It's Time for some Optimistic Food for Thought!
Rabbi Mendel Kaplan, Chabad @ Flamingo
As I hear the wind howling outside and see the snow swirling in the window, I take little comfort in my warm and comfortable office environment. Soon I will have to venture back into the great freezing outdoors. Poetically speaking living in peaceful Canadian serenity shouldn't necessarily afford us that much comfort as the dark clouds and stormy winds of war blow across the seas.
However, regardless of your personal level of comfort or concern, no fanciful stretch of imagination is needed to suggest that we all, as Jews and citizens of the free world find ourselves in a very a fateful time.
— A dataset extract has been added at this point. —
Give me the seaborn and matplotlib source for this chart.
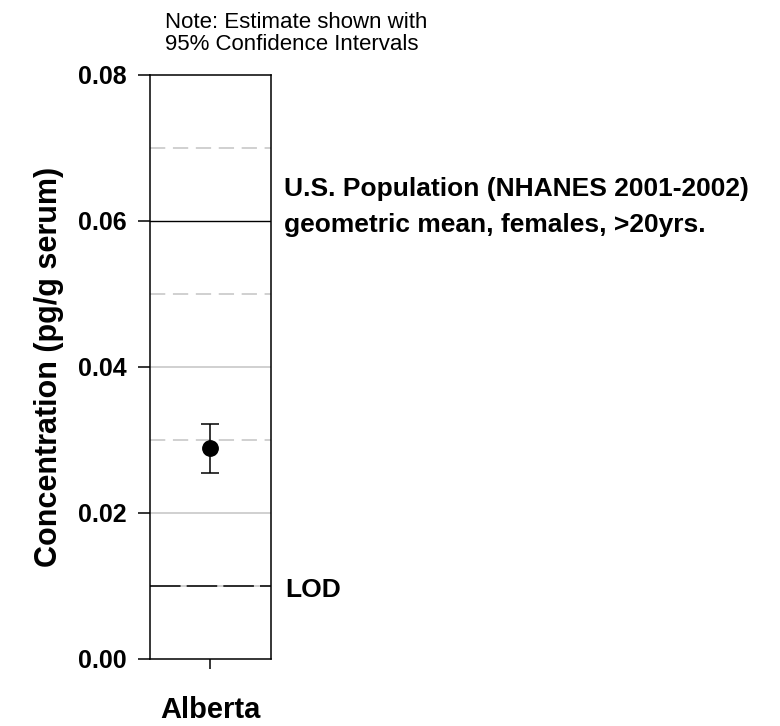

"Timing," people say, "is everything." If there is any truth to that, it should provide us with an opportunity to replace the gloomy forecast with real hope and serious optimism instead. Allow me to explain.
For us, time is recorded in a rather unusual fashion. On one hand we follow the lunar cycle, and our months revolve around the moon. Yet our holidays, which are celebrated on appointed days in the Hebrew months, are seasonal, and thus, it is the solar orbit, which dictates our years.
This system is however intrinsically flawed because 12 lunar months are more than 11 days short of the solar year. Enter the Jewish solution, a leap year, which rather than an extra day or two means an extra month every few years. Consequently the twelfth month of Adar occurs twice, once as Adar Rishon, and a second time as Adar Sheni.
To be sure, each Hebrew month brings with it's own unique spiritual energy and dynamic. Regarding Adar, Jewish law states "MiShenichnas Adar Marbim B'Simcha," freely translated "When [the month of] Adar arrives [one should endeavour to] increase [their sense of] joy." The Talmud refers to the month of Adar as "HaChodesh Asher Nehepach Lohem" which means "that in the Purim era, this was the month in which the tables were turned on our enemies, as their ill intentions against the Jews were transformed into their own undoing and downfall. It is also considered to be the most Mazaldik (a time of good omen, a propitious time for good things to happen) month in the Jewish calendar.
Adar apparently pulsates with good mazal, vibrant joyous energy and potential for positive transformation. Talk about timing.
Wait, it gets better. In the winter of 1992 our sainted mentor, the Lubavitcher Rebbe of righteous memory imported a fascinating concept from the "laws of forbidden mixtures" e.g. the laws governing possible "contamination" of kosher foodstuff by un-kosher substances to the "World- of-Time."
In a word, the Halacha states that if a questionable substance becomes fully integrated with kosher food that has sixty times more volume, the entire mixture remains acceptable as kosher! This idea is called Batul BiShishim meaning [negative matter is] nullified by [the overwhelming majority of] sixty times in volume.
The Rebbe went on to suggest that since during a leap year the days called Adar (when you include Shvat 30, which is the first day of Rosh Chodesh Adar) number sixty, consequently they have the power to nullify negative vibes with their joyous and mazaldike energy. And since Adar's properties are those of transformation, this increment of time can readily transform the darkest of futures into illuminating brightness.
So take heart and smile, the timing couldn't be better. With additional Torah study, Prayer and Acts of Kindness and Compassion we will hopefully change the course of time and once again re-experience Purim miracles and wonders. May we merit to be blessed with the "light and gladness, and joy and honour" so vividly portrayed in Megillat Esther, and see the arrival of true peace upon earth with the coming of Mashiach speedily in our days!